:: The request ::
It is required that the lines from the top of the listing through the line with "2, interval: 0.5" be reproduced exactly, excluding pictures.

:: Source material ::
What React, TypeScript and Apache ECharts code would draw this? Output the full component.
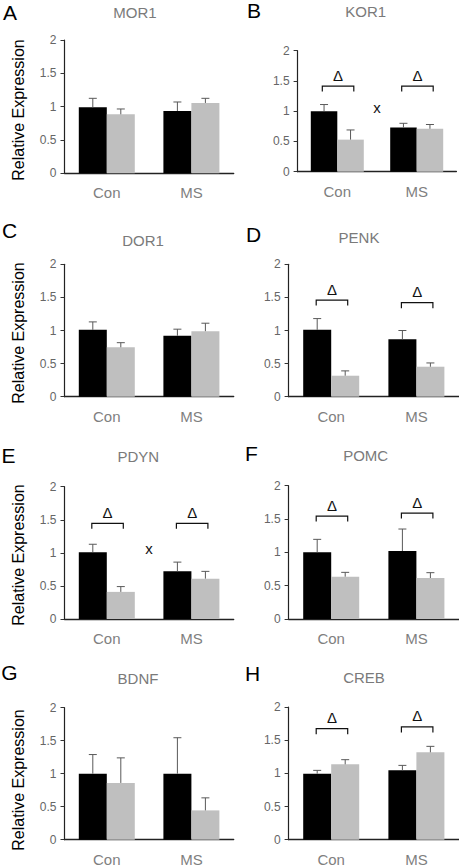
import React, { useEffect, useRef } from "react";
import * as echarts from "echarts";

const categories = ["Con", "MS"];
const genes = ["MOR1", "KOR1", "DOR1", "PENK", "PDYN", "POMC", "BDNF", "CREB"];
const panelLetters = ["A", "B", "C", "D", "E", "F", "G", "H"];
const yTicks = { min: 0, max: 2, interval: 0.5 };

// means [Con, MS]
const blackMeans = [
  [0.99, 0.935], [1.0, 0.73], [1.01, 0.92], [1.01, 0.867],
  [1.01, 0.72], [1.0, 1.02], [1.0, 1.0], [0.995, 1.045],
];
const blackErr = [
  [0.135, 0.135], [0.11, 0.07], [0.12, 0.1], [0.17, 0.133],
  [0.12, 0.14], [0.195, 0.33], [0.29, 0.545], [0.05, 0.075],
];
const grayMeans = [
  [0.885, 1.055], [0.53, 0.71], [0.746, 0.99], [0.317, 0.453],
  [0.41, 0.61], [0.635, 0.615], [0.86, 0.444], [1.136, 1.317],
];
const grayErr = [
  [0.08, 0.07], [0.16, 0.07], [0.07, 0.12], [0.073, 0.057],
  [0.08, 0.11], [0.065, 0.08], [0.38, 0.19], [0.07, 0.09],
];
// Δ bracket heights [Con, MS] (null = none)
const bracketLevels: (number[] | null)[] = [
  null, [1.416, 1.416], null, [1.46, 1.42],
  [1.447, 1.447], [1.545, 1.59], null, [1.673, 1.7],
];
// interaction "x" marker height (null = none)
const interactionLevels: (number | null)[] = [null, 1.064, null, null, 1.069, null, null, null];

const yAxisTitle = "Relative Expression";

const FONT = "'Liberation Sans', Arial, sans-serif";

const layouts = [
  { left: 64.5, top: 40, width: 169.2, height: 133.3, bw: 28, letter: [10, 12], title: [135, 12], ylab: 110 },
  { left: 297.6, top: 50.7, width: 158.8, height: 121, bw: 26.5, letter: [254, 10.5], title: [365.7, 11.7] },
  { left: 64.5, top: 264.3, width: 169.2, height: 132.4, bw: 28, letter: [9.5, 230], title: [143, 240], ylab: 333 },
  { left: 288.6, top: 264.3, width: 170.8, height: 132.4, bw: 28, letter: [253.5, 234.5], title: [359, 237.7] },
  { left: 64.5, top: 486.7, width: 169.2, height: 132.3, bw: 28, letter: [8.5, 455], title: [138.3, 456.7], ylab: 555 },
  { left: 288.6, top: 485.7, width: 170.8, height: 133.3, bw: 28, letter: [251.5, 453], title: [365.7, 455] },
  { left: 64.5, top: 707.7, width: 169.2, height: 132, bw: 28, letter: [9.5, 672], title: [138, 678.7], ylab: 780 },
  { left: 288.6, top: 707, width: 170.8, height: 132.7, bw: 28, letter: [252.5, 673.5], title: [364, 677.7] },
];

function buildOption() {
  const grid: any[] = [];
  const xAxis: any[] = [];
  const yAxis: any[] = [];
  const series: any[] = [];
  const graphic: any[] = [];

  layouts.forEach((L, i) => {
    grid.push({ left: L.left, top: L.top, width: L.width, height: L.height, containLabel: false });
    xAxis.push({
      type: "category",
      gridIndex: i,
      data: categories,
      axisLine: { lineStyle: { color: "#222", width: 1.3 } },
      axisTick: { show: false },
      axisLabel: { color: "#7f7f7f", fontSize: 15, fontFamily: FONT, margin: 12 },
    });
    yAxis.push({
      type: "value",
      gridIndex: i,
      min: yTicks.min,
      max: yTicks.max,
      interval: yTicks.interval,
      axisLine: { show: true, lineStyle: { color: "#222", width: 1.2 } },
      axisTick: { show: true, length: 4, lineStyle: { color: "#333" } },
      splitLine: { show: false },
      axisLabel: { color: "#666", fontSize: 12, fontFamily: FONT, margin: 8 },
    });
    series.push({
      type: "bar",
      xAxisIndex: i,
      yAxisIndex: i,
      data: blackMeans[i],
      barWidth: L.bw,
      barGap: "0%",
      itemStyle: { color: "#000" },
      silent: true,
    });
    series.push({
      type: "bar",
      xAxisIndex: i,
      yAxisIndex: i,
      data: grayMeans[i],
      barWidth: L.bw,
      barGap: "0%",
      itemStyle: { color: "#bfbfbf" },
      silent: true,
    });
    const mkErr = (means: number[], errs: number[], side: number) => ({
      type: "custom",
      xAxisIndex: i,
      yAxisIndex: i,
      z: 5,
      silent: true,
      data: means.map((m, k) => [k, m + errs[k], m]),
      renderItem: (_p: any, api: any) => {
        const top = api.coord([api.value(0), api.value(1)]);
        const base = api.coord([api.value(0), api.value(2)]);
        const x = top[0] + (side * L.bw) / 2;
        return {
          type: "group",
          children: [
            { type: "line", shape: { x1: x, y1: base[1], x2: x, y2: top[1] }, style: { stroke: "#595959", lineWidth: 1 } },
            { type: "line", shape: { x1: x - 4, y1: top[1], x2: x + 4, y2: top[1] }, style: { stroke: "#595959", lineWidth: 1 } },
          ],
        };
      },
    });
    series.push(mkErr(blackMeans[i], blackErr[i], -1));
    series.push(mkErr(grayMeans[i], grayErr[i], 1));

    const br = bracketLevels[i];
    if (br) {
      series.push({
        type: "custom",
        xAxisIndex: i,
        yAxisIndex: i,
        z: 6,
        silent: true,
        data: br.map((lv, k) => [k, lv]),
        renderItem: (_p: any, api: any) => {
          const c = api.coord([api.value(0), api.value(1)]);
          const x1 = c[0] - 15;
          const x2 = c[0] + 16.5;
          const y = c[1];
          return {
            type: "group",
            children: [
              {
                type: "polyline",
                shape: { points: [[x1, y + 5.5], [x1, y], [x2, y], [x2, y + 5.5]] },
                style: { stroke: "#111", lineWidth: 1.2, fill: "none" },
              },
              {
                type: "text",
                x: (x1 + x2) / 2,
                y: y - 11,
                style: { text: "Δ", fill: "#111", fontSize: 15, fontFamily: FONT, align: "center", verticalAlign: "middle" },
              },
            ],
          };
        },
      });
    }
    const il = interactionLevels[i];
    if (il !== null) {
      series.push({
        type: "custom",
        xAxisIndex: i,
        yAxisIndex: i,
        z: 6,
        silent: true,
        data: [[0, il]],
        renderItem: (_p: any, api: any) => {
          const c0 = api.coord([0, api.value(1)]);
          const c1 = api.coord([1, api.value(1)]);
          return {
            type: "text",
            x: (c0[0] + c1[0]) / 2,
            y: c0[1],
            style: { text: "x", fill: "#111", fontSize: 15, fontFamily: FONT, align: "center", verticalAlign: "middle" },
          };
        },
      });
    }

    graphic.push({
      type: "text",
      x: L.letter[0],
      y: L.letter[1],
      style: { text: panelLetters[i], fill: "#000", fontSize: 21, fontFamily: FONT, align: "center", verticalAlign: "middle" },
    });
    graphic.push({
      type: "text",
      x: L.title[0],
      y: L.title[1],
      style: { text: genes[i], fill: "#7a7a7a", fontSize: 15, fontFamily: FONT, align: "center", verticalAlign: "middle" },
    });
    if ((L as any).ylab) {
      graphic.push({
        type: "text",
        x: 18,
        y: (L as any).ylab,
        rotation: Math.PI / 2,
        style: { text: yAxisTitle, fill: "#000", fontSize: 16, fontFamily: FONT, align: "center", verticalAlign: "middle" },
      });
    }
  });

  return { animation: false, backgroundColor: "#fff", grid, xAxis, yAxis, series, graphic };
}

export default function App() {
  const ref = useRef<HTMLDivElement>(null);
  useEffect(() => {
    if (!ref.current) return;
    const chart = echarts.init(ref.current, undefined, { renderer: "svg" });
    chart.setOption(buildOption() as any);
    return () => chart.dispose();
  }, []);
  return (
    <div
      ref={ref}
      style={{ position: "fixed", left: 0, top: 0, width: 459, height: 867, background: "#fff" }}
    />
  );
}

:: Result for this task ::
What React, TypeScript and Apache ECharts code would draw this? Output the full component.
import React, { useEffect, useRef } from "react";
import * as echarts from "echarts";

const categories = ["Con", "MS"];
const genes = ["MOR1", "KOR1", "DOR1", "PENK", "PDYN", "POMC", "BDNF", "CREB"];
const panelLetters = ["A", "B", "C", "D", "E", "F", "G", "H"];
const yTicks = { min: 0, max: 2, interval: 0.5 };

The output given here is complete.